In the most recent issue of Dappled Things, Damian J. Ference provides an engaging assessment of the similarities between the works of Pope Benedict XVI and Flannery O’Connor. In his article, “No Vague Believer: The Specificity of the Person of Christ According to Flannery O’Connor and Benedict XVI,” Ference proposes that, although Benedict XVI and O’Connor are writing at different times and in different genres, they share a common thesis, namely:
That the person of Christ is not simply a religious figure, or prophet, or political leader, or moral teacher among many—but that he truly is the Son of God, the Savior of the world, and that all of human history and the entire meaning of human existence rises and falls specifically on him—without exception.
The specificity of God’s nature as both human and divine as it is revealed in the person of Jesus Christ is the point of convergence between Benedict XVI’s work and that of O’Connor’s, but the poignant comparison of these two authors comes to light with Ference’s demonstration that each author, in their respective literary genres, were combatting what Ference terms “vague belief.” Vague belief, he
writes, has usurped “specific belief” in Christ, and is characterized by the de-divinization of Jesus, diminishment of God’s personal nature, and triumph of spiritualism without doctrine, dogma or savior.
Ference argues that each author deals with the crisis of vague belief by, “addressing the power of God’s name and proposing an adequate understanding of the person of Jesus Christ as Son of God and Savior of the world.” While such an argument might be somewhat more traceable in Benedict XVI’s overt discussions of Christ, Ference gives memorable examples in O’Connor’s work to illustrate this point, unpacking the Christian symbolism in each passage.
Read Ference’s case for pairing these two authors here.




July 14th, 2012 | 9:14 am
A very wise RCIA instructor in our diocese begins every introductory class hammering home one point, or one dogma: Jesus Christ never was, is not now, and never will be a human person.

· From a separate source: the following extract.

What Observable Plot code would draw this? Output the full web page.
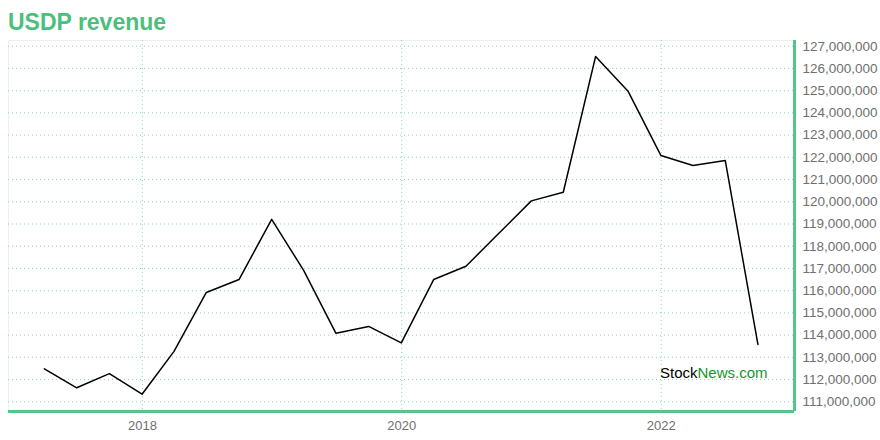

About half of each classes jaws drop open, but as he continues to instruct, his students find that much confusion is banished as they learn the faith. When I learned this dogma many years ago, the Catholic Faith just came together for me. And I was easily able to see through people (especially priests) whose doctrine leaned to the squishy or modernist side. So, the next time some priest says in his homily that the real miracle of the multiplication of the loaves and fishes is that everyone shared them, you can picture a large red gong ringing over the priest’s head warning you that he is at least implicitly denying the Divine Personage of Jesus Christ. A Divine Person does not have to rely on people sharing something to qualify as a miracle. The Divine Person who is Jesus Christ can feed five thousand, or fifty thousand, or fifty million with just a few loaves and fishes.
July 16th, 2012 | 11:59 am
Jordan Almond,
I may be missing something here, but in reading your quote from your RCIA teacher,I have to say that either you are leaving something out, or s/he was simply not stating received Christian orthodoxy. I hope what he or she meant was that Jesus was never nor shall ever be “only” or “merely” human. But any denial of the full humanity of Christ is sub-Christian at best.
I understand why (for a variety of reasons) teachers, preachers, theologians– all of us really, may tend to want to emphasize His divinity over His humanity, or vice versa, but the temptation s to do is ultimately a denial of the right understanding of Jesus. The “hypostatic union” is a mystery to be sure… much more to be affirmed by faith rather than confirmed by reason, but it’s mysteriousness and difficulty cannot become excuses to abandon the doctrine. It is essential to any orthodox Christian understanding of Jesus.